Это спасательство излечило боль, которую я носил в себе с самого детства, когда потерял свою первую кошку. Как-то раз я нашел на улице маленькую серую бродяжку. Мама разрешила ее оставить, и я назвал ее Смоки. Но в один прекрасный день соседка с нашей улицы миссис Уорли увидела, как я играю со Смоки в палисаднике. Она просто открыла калитку, вырвала кошку у меня из рук и сказала только: «Она моя». Как же я ненавидел эту женщину! До сих пор помню жгучую боль от той потери. Спустя несколько месяцев мама принесла домой полосатого котенка – Селину. Я обожал Селину до самой ее смерти в 1950 году. Мы со Стеллой с огромным удовольствием наблюдаем за тем, как наши старшие кошки нянчатся с младшей, которая совсем недавно попала к нам брошенным котенком. Воля к жизни и инстинкт помогать другим выжить – это невероятно мощная сила.
Стелла во многом помогла мне распутать узлы и хитросплетения прошлого. Она зорко следит за моим здоровьем и самочувствием. А еще она помогла мне заново открыть одну из главных моих страстей. Стелла откопала старые сценарии, изрисованные моими набросками, и те ей очень понравились. Она попросила меня написать несколько картин в качестве подарков для гостей на нашей свадьбе. Мне так понравилось это занятие, что теперь я пишу или рисую почти каждый день – с тем же удовольствием, что и в детстве. Сам не знаю, кого я пишу. Один портрет вышел похожим на Барака Обаму. Другие напоминали Кевина Костнера или Софи Лорен. В них нет никакого глубинного смысла.

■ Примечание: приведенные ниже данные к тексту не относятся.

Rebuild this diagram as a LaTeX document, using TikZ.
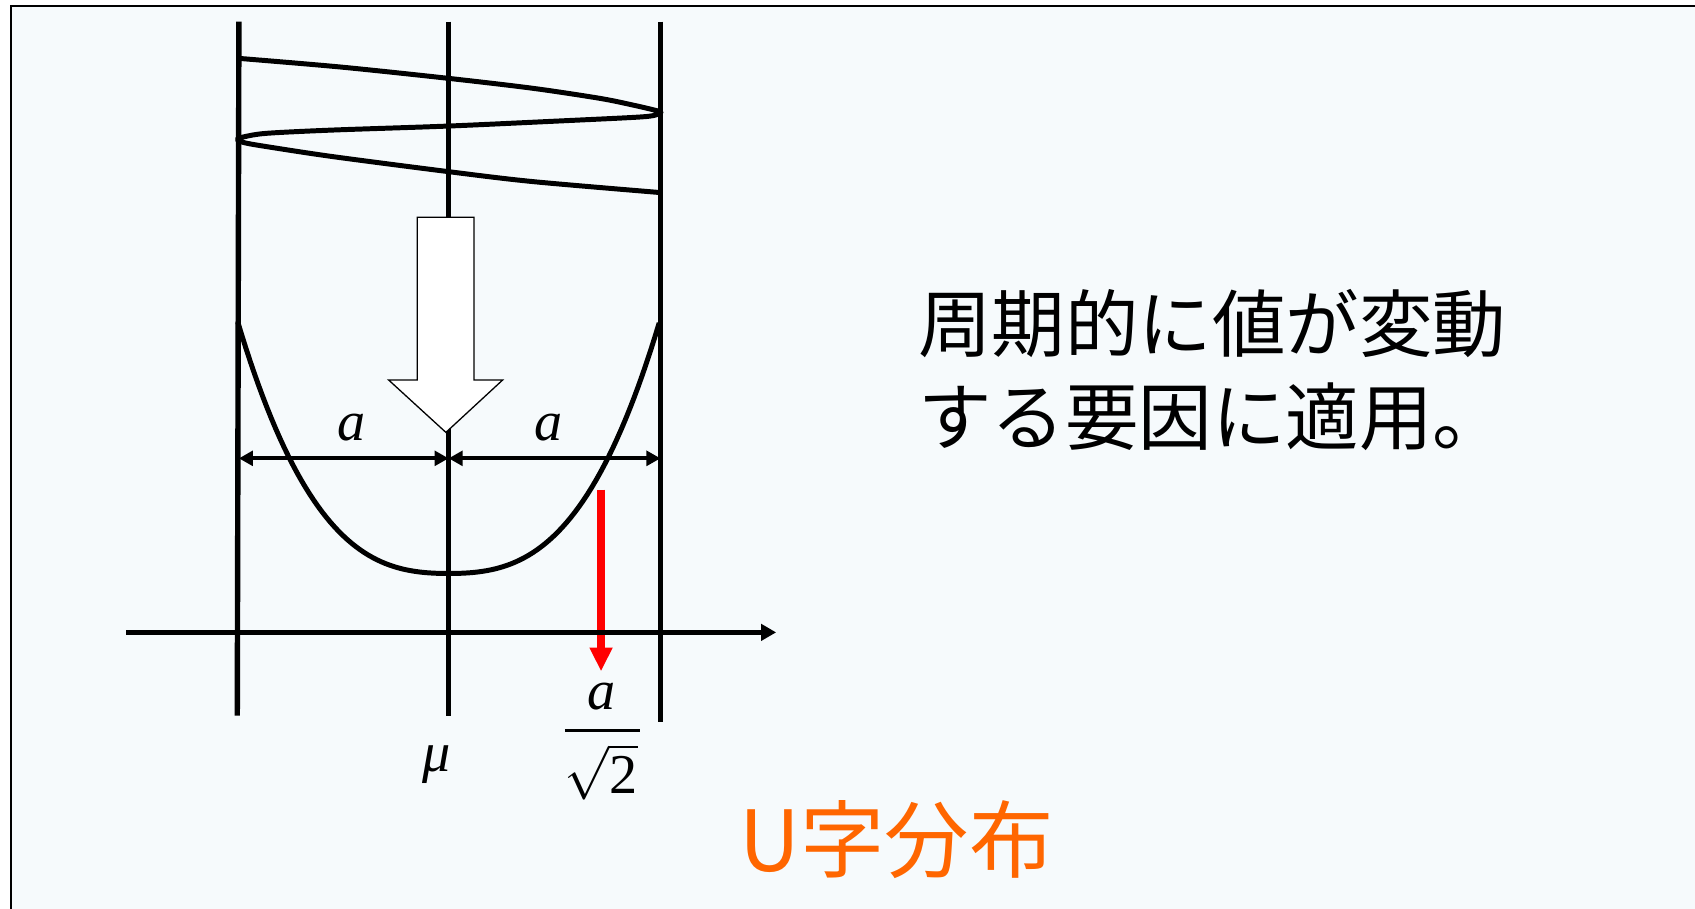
\documentclass[tikz,border=0pt]{standalone}
\usepackage{fontspec}
\setmainfont{Liberation Serif}
\newfontfamily\jpfont{Noto Sans CJK JP}
\usetikzlibrary{arrows.meta}
\definecolor{bgcol}{RGB}{246,250,252}
\definecolor{uorange}{RGB}{255,102,0}
\definecolor{redarrow}{RGB}{255,0,0}
\begin{document}
\begin{tikzpicture}[x=0.5pt,y=-0.5pt,
  mainline/.style={line width=2.5pt, black},
  waveline/.style={line width=2.3pt, black, line join=round},
  dimline/.style={line width=1.9pt, {Triangle[length=6.5pt,width=6.8pt]}-{Triangle[length=6.5pt,width=6.8pt]}},
  axisline/.style={line width=2.5pt, -{Triangle[length=7pt,width=7.5pt]}},
  redline/.style={line width=3.5pt, redarrow, -{Triangle[length=11pt,width=10pt]}},
  hollow/.style={fill=white, draw=black, line width=0.6pt},
  mathlbl/.style={font=\fontsize{26}{30}\selectfont\itshape, inner sep=0pt, anchor=base},
  jptext/.style={font=\jpfont\fontsize{34}{40}\selectfont, inner sep=0pt, anchor=base west},
  titletext/.style={font=\jpfont\fontsize{39}{44}\selectfont, text=uorange, inner sep=0pt, anchor=base west}
]
\useasboundingbox (0,0) rectangle (1568,840);
\fill[white] (0,0) rectangle (1568,840);
\fill[bgcol] (10,5.5) rectangle (1580,850);
\draw[line width=1pt] (10,850) -- (10,5.5) -- (1580,5.5);

% vertical lines
\coordinate (Lt) at (221,20); \coordinate (Lb) at (219.5,662);
\coordinate (Ct) at (415,20); \coordinate (Cb) at (415,662);
\coordinate (Rt) at (611,20); \coordinate (Rb) at (611,668);
\draw[mainline] (Lt) -- (Lb);
\draw[mainline] (Ct) -- (Cb);
\draw[mainline] (Rt) -- (Rb);

% oscillating wave
\draw[waveline] plot[smooth, tension=0.5] coordinates {
 (221,54) (315,62) (415,72.5) (493,81.7) (555,91) (586,97.3) (606,102) (611.5,104)
 (604,107) (586,108.6) (524,111.6) (415,116.6) (308,120.3) (247,123.3) (226,126.5) (219.5,129)
 (226,132) (247,135.7) (308,144.9) (415,158.8) (493,168) (611.5,178.2)};

% U-shaped density
\draw[waveline] plot[domain=-1:1, samples=101, variable=\t]
  ({415+195*\t},{530.5-232.5*(0.8*abs(\t)*\t*\t+0.2*\t*\t)});

% red arrow
\coordinate (r1) at (556,453);
\coordinate (r2) at (556,621);
\draw[redline] (r1) -- (r2);

% horizontal axis
\coordinate (ax0) at (117,585);
\coordinate (ax1) at (718,585);
\draw[axisline] (ax0) -- (ax1);

% dimension arrows
\coordinate (dL) at (221,424);
\coordinate (dC) at (415,424);
\coordinate (dR) at (611,424);
\draw[dimline] (dL) -- (dC);
\draw[dimline] (dC) -- (dR);

% hollow arrow
\draw[hollow] (386,201) -- (438.5,201) -- (438.5,351.5) -- (465,351.5) -- (412.5,400)
  -- (359.5,351.5) -- (386,351.5) -- cycle;

% labels
\node[mathlbl] (aL) at (325,407.6) {a};
\node[mathlbl] (aR) at (507,407.6) {a};
\node[mathlbl] (mu) at (404,714) {μ};
\node[mathlbl, text depth=0pt, text height=12pt] (fa) at (556.5,656) {a};
\coordinate (fbL) at (522.5,676);
\coordinate (fbR) at (592,676);
\draw[line width=1.2pt] (fbL) -- (fbR);
\node[inner sep=0pt, anchor=base, text height=20pt, text depth=2pt] (sq) at (556,734) {\fontsize{26}{30}\selectfont$\sqrt{\mbox{2}}$};

\node[jptext] (t1) at (849,325) {周期的に値が変動};
\node[jptext] (t2) at (849,411) {する要因に適用。};
\node[titletext] (title) at (684,806) {U字分布};
\end{tikzpicture}
\end{document}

Я нигде не учился, но выработал кое-какие приемы – например, ставлю белые точки на зрачках, чтобы оживить взгляд. Над каждой картиной я работаю по нескольку дней, веду три-четыре одновременно. Наслаждаюсь свободой. Обожаю цвет. Живопись становится отражением моей собственной жизни. Когда рисую, слушаю греческую музыку. И рисую ради удовольствия, не ради денег.
Философ и писатель Ральф Уолдо Эмерсон в своем знаменитом «Обращении к студентам богословского факультета» сказал, что путь к Богу лежит через поэзию, музыку, искусство и природу. Вместе с Генри Дэвидом Торо[162] и другими единомышленниками он заложил основы трансцендентализма. Эмерсон верил: если с помощью поэзии или живописи ты затронешь хоть одну душу, в тот же миг отзовутся и все остальные. Генри Миллер[163] говорил: «Нарисуйте то, что вы хотите, и умрите счастливым». Вот и я на это надеюсь. Думаю, когда супруги Оливье напутствовали меня: «Будь счастлив», – они имели в виду именно это.